Improved SEO performance
When you remove or improve low-quality content, search engines like Google can better understand the core topics and expertise of your website. This can lead to:
- Better crawl budget utilization: Search engines have a limited time to crawl your site. By removing irrelevant pages, you ensure they spend more time on your high-value content.
- Enhanced link equity: Internal links from strong pages to weak ones can dilute the "link juice." Pruning helps consolidate link equity on your most important content.
- Reduced keyword cannibalization: When multiple pages target the same keywords, they compete with each other. Pruning helps clarify which page should rank for specific terms.
Better user experience
A clean, relevant website is a joy for users. Pruning helps by:
- Providing fresh and relevant content: Users are more likely to engage with up-to-date and accurate information.
- Improving site speed: Fewer pages and cleaner code can sometimes contribute to a faster loading website, which is a ranking factor and improves user satisfaction.
- Easier navigation: A streamlined site structure makes it easier for users to find what they are looking for.
Resource optimization
Maintaining a large volume of content, especially low-quality content, can be a drain on resources. Pruning helps by:
- Focusing content creation efforts: You can invest more time and resources into creating truly valuable content.
- Clearer analytics: With less "noise," your analytics data becomes more meaningful, allowing for better decision-making.
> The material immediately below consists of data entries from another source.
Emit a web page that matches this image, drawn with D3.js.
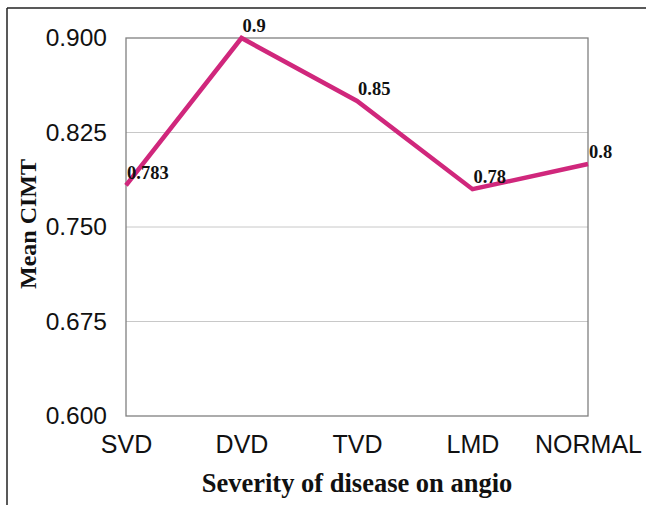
<!DOCTYPE html>
<html><head><meta charset="utf-8">
<script src="https://cdn.jsdelivr.net/npm/d3@7"></script>
<style>body{margin:0;background:#fff}svg{display:block}</style>
</head><body>
<svg id="c" width="646" height="505"></svg>
<script>
const categories = ["SVD","DVD","TVD","LMD","NORMAL"];
const values = [0.783, 0.9, 0.85, 0.78, 0.8];
const valueLabels = ["0.783","0.9","0.85","0.78","0.8"];
const yTicks = [0.600, 0.675, 0.750, 0.825, 0.900];

const svg = d3.select("#c");
const m = {l:126, r:588, t:38, b:416};

// outer frame (top and left)
svg.append("line").attr("x1",7).attr("x2",646).attr("y1",8).attr("y2",8).attr("stroke","#222").attr("stroke-width",1.5);
svg.append("line").attr("x1",7).attr("x2",7).attr("y1",8).attr("y2",505).attr("stroke","#222").attr("stroke-width",1.5);

const x = d3.scalePoint().domain(categories).range([m.l, m.r]);
const y = d3.scaleLinear().domain([0.6, 0.9]).range([m.b, m.t]);

// gridlines
svg.append("g").selectAll("line").data(yTicks.filter(d=>d>0.6 && d<0.9)).join("line")
  .attr("x1",m.l).attr("x2",m.r).attr("y1",d=>y(d)).attr("y2",d=>y(d))
  .attr("stroke","#c8c8c8").attr("stroke-width",1);

// plot frame
svg.append("rect").attr("x",m.l).attr("y",m.t).attr("width",m.r-m.l).attr("height",m.b-m.t)
  .attr("fill","none").attr("stroke","#808080").attr("stroke-width",1.3);

// y axis
const yAxis = d3.axisLeft(y).tickValues(yTicks).tickFormat(d3.format(".3f")).tickSize(0).tickPadding(19);
const ga = svg.append("g").attr("transform",`translate(${m.l},0)`).call(yAxis);
ga.select(".domain").remove();
ga.selectAll("text").attr("font-family","Liberation Sans, Arial, sans-serif").attr("font-size",24.5).attr("fill","#111");

// x axis
const xAxis = d3.axisBottom(x).tickSize(0).tickPadding(19);
const gx = svg.append("g").attr("transform",`translate(0,${m.b})`).call(xAxis);
gx.select(".domain").remove();
gx.selectAll("text").attr("font-family","Liberation Sans, Arial, sans-serif").attr("font-size",25).attr("fill","#111");

// line
const line = d3.line().x((d,i)=>x(categories[i])).y(d=>y(d));
svg.append("path").datum(values).attr("d",line).attr("fill","none")
  .attr("stroke","#d0277c").attr("stroke-width",4.5).attr("stroke-linejoin","miter");

// value labels
svg.append("g").selectAll("text").data(values).join("text")
  .attr("x",(d,i)=>x(categories[i])+1).attr("y",d=>y(d)-6)
  .attr("font-family","Liberation Serif, Times New Roman, serif").attr("font-weight","bold")
  .attr("font-size",18.5).attr("fill","#111").text((d,i)=>valueLabels[i]);

// axis titles
svg.append("text").attr("x",(m.l+m.r)/2).attr("y",492).attr("text-anchor","middle")
  .attr("font-family","Liberation Serif, Times New Roman, serif").attr("font-weight","bold")
  .attr("font-size",26.5).attr("fill","#111").text("Severity of disease on angio");
svg.append("text").attr("transform",`translate(36,224) rotate(-90)`).attr("text-anchor","middle")
  .attr("font-family","Liberation Serif, Times New Roman, serif").attr("font-weight","bold")
  .attr("font-size",24).attr("fill","#111").text("Mean CIMT");
</script>
</body></html>
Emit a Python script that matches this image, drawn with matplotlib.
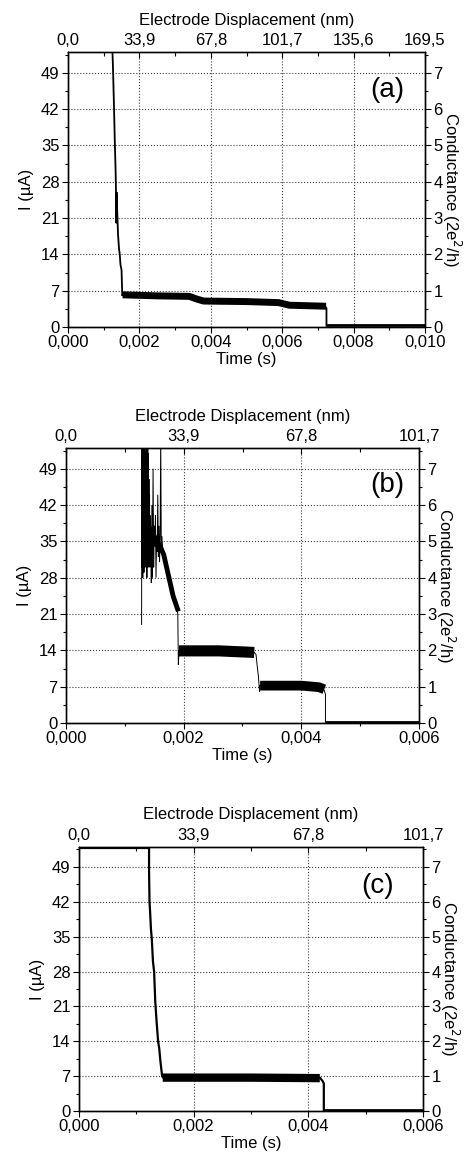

How to identify content for pruning
Making data-driven decisions is crucial when identifying content that needs pruning. You should never delete content without careful consideration.
Data analysis
Start by looking at your website analytics tools:
- Google Analytics: Look for pages with consistently low organic traffic, high bounce rates, or very low average time on page. These could indicate content that isn't engaging users or meeting their needs.
- Google Search Console: Identify pages with low impressions and clicks, or those that rank for very few or irrelevant keywords. Pages that have never gained traction in search results are prime candidates.
- Internal linking structure: Pages with few or no internal links might be orphaned and receive little attention from users or search engines.
Content quality audit
Beyond the numbers, evaluate the actual content itself:
- Outdated information: Is the content still accurate? Are statistics current? Does it reflect current industry best practices?
- Thin content: Does the page offer substantial value? Is it just a few paragraphs with little depth?
- Duplicate content: Are there multiple pages on your site covering nearly identical topics?
- Poor writing or structure: Is the content well-written, easy to read, and properly formatted with headings and paragraphs?
- Lack of engagement: Does the content generate comments, social shares, or backlinks?
Best practices for content pruning
Once you've identified content, you have a few options beyond just outright deletion.
Delete and redirect (301)
This is for content that has absolutely no value, is severely outdated, or is completely irrelevant, but it might have some backlinks or minimal traffic.
- Action: Remove the page and implement a 301 redirect to a relevant, high-quality page on your site. This passes on any link equity and directs users to better content.
- Example: An old product page for an item no longer sold could be redirected to the category page or a newer, similar product.
Update and improve
For content that has potential but is underperforming or outdated, a full overhaul might be better than deletion.
- Action: Refresh statistics, add new insights, improve readability, add images or videos, or expand on the topic to make it more comprehensive. You might also merge several thin articles into one robust piece.
- Example: A blog post from 2018 about "social media trends" could be updated with current data and new platforms to become "2024 social media trends."
Noindex
Sometimes, a page is useful for specific users but doesn't need to be indexed by search engines.
- Action: Add a "noindex" tag to the page's HTML. This tells search engines not to show it in search results.
- Example: Thank you pages after a form submission, login pages, or internal search results pages.
Content pruning is a powerful SEO strategy that, when done correctly, can significantly improve your website's performance. Start by conducting a thorough content audit using analytics data and a critical eye for quality. Make informed decisions about whether to delete, update, redirect, or noindex your content. Remember to monitor the results of your pruning efforts and make it a regular part of your content management routine. By focusing on quality and relevance, you'll create a more valuable experience for both your users and search engines.
Real-world examples
E-commerce blog cleanup
An online store discovers many old product review posts for discontinued items. They prune these by deleting irrelevant ones and updating/redirecting others to current product pages, improving their blog's overall SEO.
B2B resource library refresh
A B2B software company finds several outdated whitepapers and guides in their resource library. They merge similar topics, update statistics in key guides, and remove very old, low-performing content to streamline their library for lead generation.
Common mistakes to avoid
- Deleting content with valuable backlinks without implementing proper 301 redirects.
- Pruning content solely based on low traffic without considering other factors like conversion value or strategic importance.
- Not regularly monitoring the impact of pruning decisions on SEO performance and user engagement.